**DATA EXTRACT:**
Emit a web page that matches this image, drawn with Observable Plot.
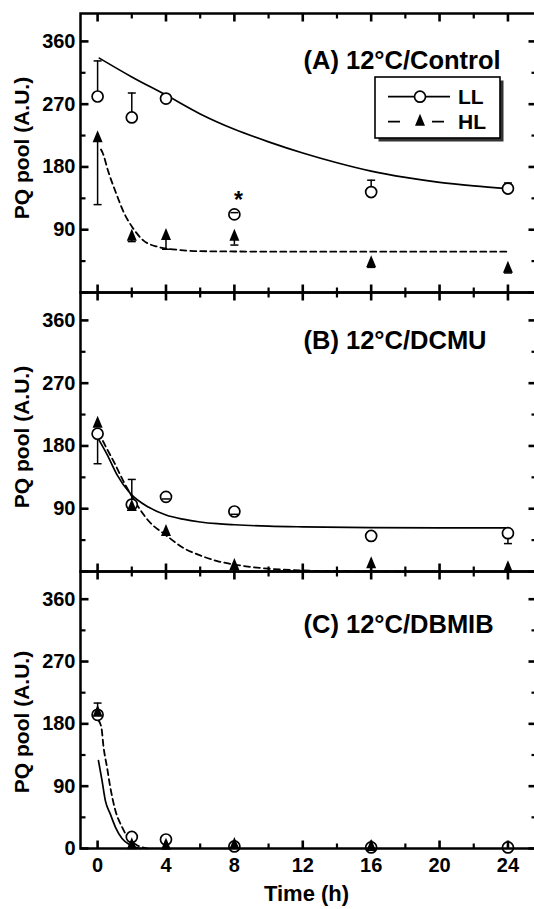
<!DOCTYPE html>
<html><head><meta charset="utf-8">
<script src="https://cdn.jsdelivr.net/npm/d3@7"></script>
<script src="https://cdn.jsdelivr.net/npm/@observablehq/plot@0.6"></script>
<style>
html,body{margin:0;padding:0;background:#fff;overflow:hidden}
#fig{position:relative;width:534px;height:909px;font-family:"Liberation Sans",Arial,Helvetica,sans-serif}
#fig > svg{display:block;overflow:visible}
#legend{position:absolute;left:372px;top:74px;overflow:visible}
</style></head><body><div id="fig"></div>
<script>
// ---------- data ----------
const times = [0, 2, 4, 8, 16, 24];
const panels = ["A", "B", "C"];
const panelTitles = ["(A) 12°C/Control", "(B) 12°C/DCMU", "(C) 12°C/DBMIB"];
const seriesNames = ["LL", "HL"];

// Panel A (12°C/Control)
const llA    = [281, 251, 278, 112, 144, 149];
const llAErr = [332, 286, null, 114.5, 161, 157];
const hlA    = [221, 80, 81, 80, 42, 34];
const hlAErr = [126, 73, 62, 68, 36, 28];
const fitLLA_t = [0.1, 2, 4, 6, 8, 10, 12, 14, 16, 18, 20, 22, 24];
const fitLLA_v = [336, 309, 283, 256, 234, 216, 200, 186, 174, 165, 158, 153, 149];
const fitHLA_t = [0.2, 0.3, 0.63, 1.05, 1.54, 2.05, 2.67, 3.57, 4.64, 5.6, 8, 12, 16, 20, 24];
const fitHLA_v = [205, 200, 173, 144.5, 114.4, 92.9, 74.8, 65.2, 61.3, 59.4, 58.8, 58.5, 58.5, 58.5, 58.5];

// Panel B (12°C/DCMU)
const llB    = [197.5, 96, 107, 86, 51, 55];
const llBErr = [154.5, 132, 104, 82, null, 40];
const hlB    = [212, 92.4, 56.6, 7.9, 10.3, 4.6];
const hlBErr = [null, null, null, null, null, null];
const fitLLB_t = [0.05, 0.55, 1.13, 1.91, 3, 4, 5, 6, 7, 8, 10, 12, 16, 20, 24];
const fitLLB_v = [190, 168, 139, 112, 92, 81, 75, 71, 68.5, 67, 65, 64, 63, 62.5, 62.5];
const fitHLB_t = [0.05, 0.5, 1, 1.5, 2, 3, 4, 5, 6, 7, 8, 10, 12, 14, 16, 18];
const fitHLB_v = [200, 178, 155, 130, 108, 72, 52, 34, 23, 15, 10, 4, 1.5, 0.5, 0.2, 0];

// Panel C (12°C/DBMIB)
const llC    = [193, 16.7, 13, 3, 1.5, 1.5];
const llCErr = [210, null, null, null, null, null];
const hlC    = [196, 4.8, 4, 5, 2, null];
const hlCErr = [null, null, null, null, null, null];
const fitLLC_t = [0.05, 0.26, 0.45, 0.74, 1.04, 1.43, 1.91, 2.5];
const fitLLC_v = [127, 98, 69.5, 50, 31, 14.4, 4.8, 0];
const fitHLC_t = [0.05, 0.22, 0.35, 0.55, 0.74, 1.04, 1.43, 1.81, 2.3, 2.9];
const fitHLC_v = [185, 175, 146, 117.5, 88.7, 55, 31, 14.4, 4.8, 0];

// significance marks
const marksT = [8];
const marksV = [141];
const marksPanel = ["A"];
const marksText = ["*"];

// axis ticks and domains
const xDomain = [-1, 25.67];
const yDomain = [0, 400];
const yMajor = [0, 90, 180, 270, 360];
const yMinor = [45, 135, 225, 315];
const xMajor = [0, 4, 8, 12, 16, 20, 24];
const xMinor = [2, 6, 10, 14, 18, 22];
const yLabelsTop = [90, 180, 270, 360];
const yLabelsBottom = [0, 90, 180, 270, 360];
const xLabel = "Time (h)";
const yLabel = "PQ pool (A.U.)";

// ---------- build ----------
const pts = (vals, errs) => times.map((t, i) => ({t, v: vals[i], err: errs[i]})).filter(d => d.v != null);
const curve = (ts, vs) => ts.map((t, i) => ({t, v: vs[i]}));

const cfgs = [
  {id: "A", ll: pts(llA, llAErr), hl: pts(hlA, hlAErr), fitLL: curve(fitLLA_t, fitLLA_v), fitHL: curve(fitHLA_t, fitHLA_v)},
  {id: "B", ll: pts(llB, llBErr), hl: pts(hlB, hlBErr), fitLL: curve(fitLLB_t, fitLLB_v), fitHL: curve(fitHLB_t, fitHLB_v)},
  {id: "C", ll: pts(llC, llCErr), hl: pts(hlC, hlCErr), fitLL: curve(fitLLC_t, fitLLC_v), fitHL: curve(fitHLC_t, fitHLC_v)}
];
const W = 534, ML = 80, MR = -2;
const layout = [
  {height: 292, mt: 13, mb: 0, titleDy: 47, labelDy: -5},
  {height: 279, mt: 0, mb: 0, titleDy: 48, labelDy: 5},
  {height: 338, mt: 0, mb: 61, titleDy: 53, labelDy: 12}
];

const sym = (f) => ({draw(ctx, size) { f(ctx, Math.sqrt(size / Math.PI)); }});
const triSym = sym((ctx, r) => { ctx.moveTo(0, -1.6 * r); ctx.lineTo(r, 0.8 * r); ctx.lineTo(-r, 0.8 * r); ctx.closePath(); });
const capSym = sym((ctx, r) => { ctx.moveTo(-r, 0); ctx.lineTo(r, 0); });
const tickR = sym((ctx, r) => { ctx.moveTo(0, 0); ctx.lineTo(r, 0); });
const tickL = sym((ctx, r) => { ctx.moveTo(0, 0); ctx.lineTo(-r, 0); });
const tickU = sym((ctx, r) => { ctx.moveTo(0, 0); ctx.lineTo(0, -r); });
const tickD = sym((ctx, r) => { ctx.moveTo(0, 0); ctx.lineTo(0, r); });
const FONT = '"Liberation Sans", Arial, Helvetica, sans-serif';
const DASH = "6,4";

// inward frame ticks as short stub symbols placed on the frame edges through the scales
const frameTicks = (yt, xt, len, sw) => [
  Plot.dot(yt.map(v => ({t: xDomain[0], v})), {x: "t", y: "v", symbol: tickR, r: len, fill: "none", stroke: "black", strokeWidth: sw}),
  Plot.dot(yt.map(v => ({t: xDomain[1], v})), {x: "t", y: "v", symbol: tickL, r: len, fill: "none", stroke: "black", strokeWidth: sw}),
  Plot.dot(xt.map(t => ({t, v: yDomain[0]})), {x: "t", y: "v", symbol: tickU, r: len, fill: "none", stroke: "black", strokeWidth: sw}),
  Plot.dot(xt.map(t => ({t, v: yDomain[1]})), {x: "t", y: "v", symbol: tickD, r: len, fill: "none", stroke: "black", strokeWidth: sw})
];

const fig = document.getElementById("fig");

cfgs.forEach((c, i) => {
  const L = layout[i];
  const bottom = i === panels.length - 1;
  const errs = [...c.ll, ...c.hl].filter(d => d.err != null);
  const sig = marksT.map((t, k) => ({t, v: marksV[k], p: marksPanel[k], s: marksText[k]})).filter(d => d.p === c.id);
  const chart = Plot.plot({
    width: W, height: L.height,
    marginLeft: ML, marginRight: MR, marginTop: L.mt, marginBottom: L.mb,
    x: {domain: xDomain, axis: null},
    y: {domain: yDomain, axis: null},
    style: {fontFamily: FONT, fontWeight: "bold", fontSize: "18px", color: "black", overflow: "visible", background: "transparent"},
    marks: [
      Plot.line(c.fitLL, {x: "t", y: "v", curve: "monotone-x", stroke: "black", strokeWidth: 1.7}),
      Plot.line(c.fitHL, {x: "t", y: "v", curve: "monotone-x", stroke: "black", strokeWidth: 1.8, strokeDasharray: DASH}),
      Plot.ruleX(errs, {x: "t", y1: "v", y2: "err", stroke: "black", strokeWidth: 1.5}),
      Plot.dot(c.ll, {x: "t", y: "v", r: 5.5, fill: "white", stroke: "black", strokeWidth: 1.7}),
      Plot.dot(c.hl, {x: "t", y: "v", r: 5, symbol: triSym, fill: "black", stroke: "none"}),
      Plot.dot(errs, {x: "t", y: "err", r: 4, symbol: capSym, fill: "none", stroke: "black", strokeWidth: 1.5}),
      Plot.text(sig, {x: "t", y: "v", text: "s", dx: 4, dy: 6, fontSize: 23, fontWeight: "bold", fontFamily: FONT}),
      ...frameTicks(yMajor, xMajor, 8, 2.6),
      ...frameTicks(yMinor, xMinor, 5, 2.2),
      Plot.axisY({ticks: bottom ? yLabelsBottom : yLabelsTop, anchor: "left", tickSize: 0, tickPadding: 5, label: null, fontSize: 20, fontWeight: "bold", fontFamily: FONT}),
      bottom ? Plot.axisX({ticks: xMajor, anchor: "bottom", tickSize: 0, tickPadding: 9, label: null, fontSize: 20, fontWeight: "bold", fontFamily: FONT}) : null,
      bottom ? Plot.text([xLabel], {frameAnchor: "bottom", dx: -2, dy: 45, textAnchor: "middle", lineAnchor: "middle", fontSize: 22, fontWeight: "bold", fontFamily: FONT}) : null,
      Plot.frame({stroke: "black", strokeWidth: 2.5}),
      Plot.text([panelTitles[i]], {frameAnchor: "top-left", dx: 223, dy: L.titleDy, textAnchor: "start", lineAnchor: "middle", fontSize: 25.5, fontWeight: "bold", fontFamily: FONT}),
      Plot.text([yLabel], {frameAnchor: "left", rotate: -90, dx: -58, dy: L.labelDy, textAnchor: "middle", lineAnchor: "middle", fontSize: 21, fontWeight: "bold", fontFamily: FONT})
    ]
  });
  fig.appendChild(chart);
});

// ---------- legend (panel A) ----------
const ns = "http://www.w3.org/2000/svg";
const lg = document.createElementNS(ns, "svg");
lg.setAttribute("id", "legend");
lg.setAttribute("width", 140); lg.setAttribute("height", 75);
const el = (tag, attrs) => { const e = document.createElementNS(ns, tag); for (const k in attrs) e.setAttribute(k, attrs[k]); lg.appendChild(e); return e; };
el("rect", {x: 6.5, y: 6.5, width: 125, height: 61, fill: "#333"});
el("rect", {x: 3, y: 3, width: 125, height: 61, fill: "white", stroke: "black", "stroke-width": 1.6});
seriesNames.forEach((name, k) => {
  const cy = 22.7 + k * 25;
  if (k === 0) {
    el("line", {x1: 16, x2: 78, y1: cy, y2: cy, stroke: "black", "stroke-width": 1.8});
    el("circle", {cx: 48, cy, r: 5.5, fill: "white", stroke: "black", "stroke-width": 1.7});
  } else {
    el("line", {x1: 16, x2: 78, y1: cy, y2: cy, stroke: "black", "stroke-width": 1.8, "stroke-dasharray": "12,32"});
    const p = d3.path(); triSym.draw(p, Math.PI * 25);
    el("path", {d: p.toString(), transform: `translate(48,${cy})`, fill: "black"});
  }
  const t = el("text", {x: 86, y: cy, "dominant-baseline": "central", "font-size": 21, "font-weight": "bold", "font-family": FONT});
  t.textContent = name;
});
fig.appendChild(lg);
</script></body></html>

**TASK OBJECTIVE:** Omit the pictures, then repeat exactly each line from the beginning of the listing through the line with "58.5, 58.5, 58.5];".

**RESULT OF THE EXERCISE:**
Emit a web page that matches this image, drawn with Observable Plot.
<!DOCTYPE html>
<html><head><meta charset="utf-8">
<script src="https://cdn.jsdelivr.net/npm/d3@7"></script>
<script src="https://cdn.jsdelivr.net/npm/@observablehq/plot@0.6"></script>
<style>
html,body{margin:0;padding:0;background:#fff;overflow:hidden}
#fig{position:relative;width:534px;height:909px;font-family:"Liberation Sans",Arial,Helvetica,sans-serif}
#fig > svg{display:block;overflow:visible}
#legend{position:absolute;left:372px;top:74px;overflow:visible}
</style></head><body><div id="fig"></div>
<script>
// ---------- data ----------
const times = [0, 2, 4, 8, 16, 24];
const panels = ["A", "B", "C"];
const panelTitles = ["(A) 12°C/Control", "(B) 12°C/DCMU", "(C) 12°C/DBMIB"];
const seriesNames = ["LL", "HL"];

// Panel A (12°C/Control)
const llA    = [281, 251, 278, 112, 144, 149];
const llAErr = [332, 286, null, 114.5, 161, 157];
const hlA    = [221, 80, 81, 80, 42, 34];
const hlAErr = [126, 73, 62, 68, 36, 28];
const fitLLA_t = [0.1, 2, 4, 6, 8, 10, 12, 14, 16, 18, 20, 22, 24];
const fitLLA_v = [336, 309, 283, 256, 234, 216, 200, 186, 174, 165, 158, 153, 149];
const fitHLA_t = [0.2, 0.3, 0.63, 1.05, 1.54, 2.05, 2.67, 3.57, 4.64, 5.6, 8, 12, 16, 20, 24];
const fitHLA_v = [205, 200, 173, 144.5, 114.4, 92.9, 74.8, 65.2, 61.3, 59.4, 58.8, 58.5, 58.5, 58.5, 58.5];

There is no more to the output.